While there are no required fields, in practice, the following 6 fields are needed to identify a record: url search key, url timestamp, original url, archive file, archive offset, archive length. The search key is often the url transformed and 'canonicalized' in a way to make it easier for lexicographic searching. A common transformation is to reverse subdomains example.com -> com,example,)/ to allow for searching by domain, then subdomains.

The indexing job uses the flexible pywb cdx-indexer to create indexes of a certain format. However, the other jobs are compatible with any existing CDX format as well. Other indexing tools can be used also but require separate integration.

ZipNum Sharded CDX Cluster

A CDX file is generally accessed by doing a simple binary search through the file. This scales well to very large (multi-gigabyte) CDX files. However, for very large archives (many terabytes or petabytes), binary search across a single file has its limits.
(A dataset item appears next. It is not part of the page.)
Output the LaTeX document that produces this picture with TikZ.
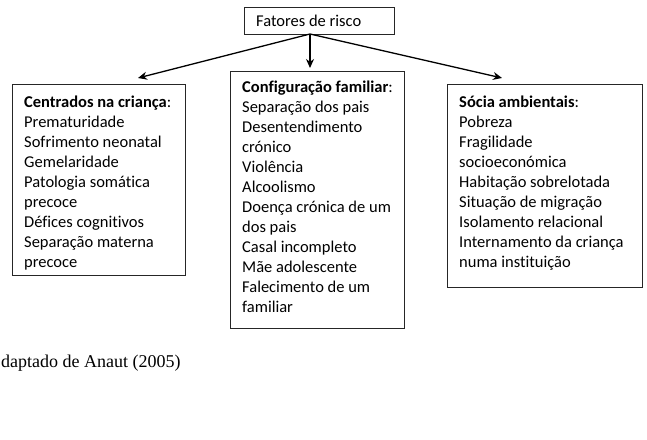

A more scalable alternative to a single CDX file is gzip compressed chunked cluster, with a binary searchable index. In this format, sometimes called the ZipNum or Ziplines cluster (for some X number of cdx lines zipped together), all actual CDX lines are gzipped compressed an concatenated together. To allow for random access, the lines are gzipped in groups of X lines (often 3000, but can be anything). This allows for the full index to be spread over N number of gzipped files, but has the overhead of requiring N lines to be read for each lookup. Generally, this overhead is negligible when looking up large indexes, and non-existent when doing a range query across many CDX lines.

The goal of the last job is to create such a index, split into a number of arbitrary shards. For each shard, there is an index file and a secondary index file. At the end, the secondary index is concatenated to form the final, binary searchable index. The number of shards is variable and is equal to the number of reducers used.